Regrading the question whether chit fund can be treated as a form of fund management?, the Hon’ble Supreme Court  observed that the entire case of the Revenue was that chit fund amounted to cash management and cash management is one of the forms of fund management. Thus once it was held that chit fund business is not cash management or a business of managing cash, no further discussion on this issue was even required.

However, the Hon’ble Supreme Court  opined that the activity of managing chit fund does not amount to management of any type of fund and even as per the definition from dictionary relied upon by the Revenue, fund is an aggregation or deposit of resources from which supplies are or may be drawn for carrying on any work, or for maintaining existence.

Held:

Question No.1 – Whether chit fund activity can be treated as business of cash management?

Held that the term ‘cash management’ as understood in common parlance would not embrace chit fund business.

Question No.2 – Whether chit fund can be treated as a form of fund management?
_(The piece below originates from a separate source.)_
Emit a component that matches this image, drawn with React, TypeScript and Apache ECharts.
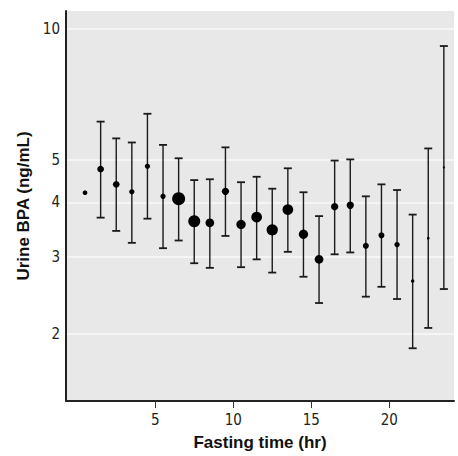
import React, { useEffect, useRef } from 'react';
import * as echarts from 'echarts';

const fastingHours = [0.5, 1.5, 2.5, 3.5, 4.5, 5.5, 6.5, 7.5, 8.5, 9.5, 10.5, 11.5, 12.5, 13.5, 14.5, 15.5, 16.5, 17.5, 18.5, 19.5, 20.5, 21.5, 22.5, 23.5];
const medianBPA = [4.21, 4.77, 4.4, 4.23, 4.84, 4.13, 4.08, 3.62, 3.59, 4.24, 3.56, 3.7, 3.46, 3.85, 3.38, 2.96, 3.91, 3.94, 3.18, 3.36, 3.2, 2.64, 3.31, 4.81];
const lowerCI = [null, 3.69, 3.44, 3.23, 3.67, 3.14, 3.27, 2.9, 2.83, 3.35, 2.84, 2.96, 2.76, 3.08, 2.7, 2.35, 3.04, 3.07, 2.43, 2.56, 2.4, 1.85, 2.06, 2.53];
const upperCI = [null, 6.13, 5.61, 5.49, 6.39, 5.42, 5.05, 4.5, 4.52, 5.35, 4.45, 4.58, 4.3, 4.79, 4.22, 3.72, 4.99, 5.02, 4.13, 4.4, 4.27, 3.75, 5.32, 9.14];
const markerSize = [4.7, 6.7, 6.7, 5.3, 5.3, 5.3, 13, 12, 8.7, 7.3, 9.3, 10.7, 11.3, 10.7, 9.3, 8.7, 7.3, 7.3, 6, 6, 5.3, 3.5, 2.7, 2];
const yTickValues = [2, 3, 4, 5, 10];
const xTickValues = [5, 10, 15, 20];
const yTitle = 'Urine BPA (ng/mL)';
const xTitle = 'Fasting time (hr)';

export default function App() {
  const ref = useRef<HTMLDivElement>(null);
  useEffect(() => {
    if (!ref.current) return;
    const chart = echarts.init(ref.current, null, { renderer: 'svg' });
    const lg = (v: number) => Math.log10(v);
    const pointData = fastingHours.map((h, i) => [h, lg(medianBPA[i]), markerSize[i]]);
    const errData: number[][] = [];
    fastingHours.forEach((h, i) => {
      const lo = lowerCI[i];
      const hi = upperCI[i];
      if (lo != null && hi != null) errData.push([h, lg(lo), lg(hi)]);
    });
    const tickFont = {
      fontFamily: '"Liberation Sans Narrow", "DejaVu Sans Condensed", sans-serif',
      fontSize: 15,
      color: '#222',
    };
    const titleFont = {
      fontFamily: '"Liberation Sans", Arial, sans-serif',
      fontSize: 17,
      fontWeight: 'bold' as const,
      color: '#111',
    };
    chart.setOption({
      animation: false,
      grid: {
        left: 66,
        right: 4,
        top: 11,
        bottom: 53,
        show: true,
        backgroundColor: '#e8e8e8',
        borderWidth: 0,
      },
      xAxis: {
        type: 'value',
        min: -0.72,
        max: 24.15,
        name: xTitle,
        nameLocation: 'middle',
        nameGap: 33,
        nameTextStyle: titleFont,
        axisLine: { show: true, onZero: false, lineStyle: { color: '#222', width: 2 } },
        axisTick: { show: true, length: 7, customValues: xTickValues, lineStyle: { color: '#333', width: 1 } },
        axisLabel: { customValues: xTickValues, margin: 11, ...tickFont },
        splitLine: { show: false },
      },
      yAxis: {
        type: 'value',
        min: lg(1.4),
        max: lg(11),
        name: yTitle,
        nameLocation: 'middle',
        nameGap: 25,
        nameTextStyle: titleFont,
        axisLine: { show: true, onZero: false, lineStyle: { color: '#222', width: 2 } },
        axisTick: { show: false, customValues: yTickValues.map(lg) },
        axisLabel: {
          customValues: yTickValues.map(lg),
          margin: 6,
          formatter: (v: number) => String(Math.round(Math.pow(10, v))),
          ...tickFont,
        },
        splitLine: { show: true, lineStyle: { color: '#fafafa', width: 1.5 } },
      },
      series: [
        {
          type: 'custom',
          data: errData,
          encode: { x: 0, y: [1, 2] },
          z: 2,
          renderItem: (params: any, api: any) => {
            const x = api.value(0);
            const pLo = api.coord([x, api.value(1)]);
            const pHi = api.coord([x, api.value(2)]);
            const w = 4;
            const barStyle = { stroke: '#1a1a1a', lineWidth: 1.4 };
            const capStyle = { stroke: '#1a1a1a', lineWidth: 1.8 };
            return {
              type: 'group',
              children: [
                { type: 'line', shape: { x1: pLo[0], y1: pLo[1], x2: pHi[0], y2: pHi[1] }, style: barStyle },
                { type: 'line', shape: { x1: pLo[0] - w, y1: pLo[1], x2: pLo[0] + w, y2: pLo[1] }, style: capStyle },
                { type: 'line', shape: { x1: pHi[0] - w, y1: pHi[1], x2: pHi[0] + w, y2: pHi[1] }, style: capStyle },
              ],
            };
          },
        },
        {
          type: 'scatter',
          data: pointData,
          z: 3,
          symbol: 'circle',
          symbolSize: (val: number[]) => val[2],
          itemStyle: { color: '#000', opacity: 1 },
        },
      ],
    });
    return () => chart.dispose();
  }, []);
  return <div ref={ref} style={{ position: 'absolute', left: 0, top: 0, width: 458, height: 456 }} />;
}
Chit fund cannot be treated as fund management as understood in the sense the term is known in business parlance

Thus it was held that the chit fund business was not covered by sub-clause (v) of sub-section 12 of Section 65 even after its amendment by Finance Act, 2007. The impugned judgment of the Andhra Pradesh High Court was affirmed while the Kerala High Court judgment was declared as having taken erroneous view and overruled.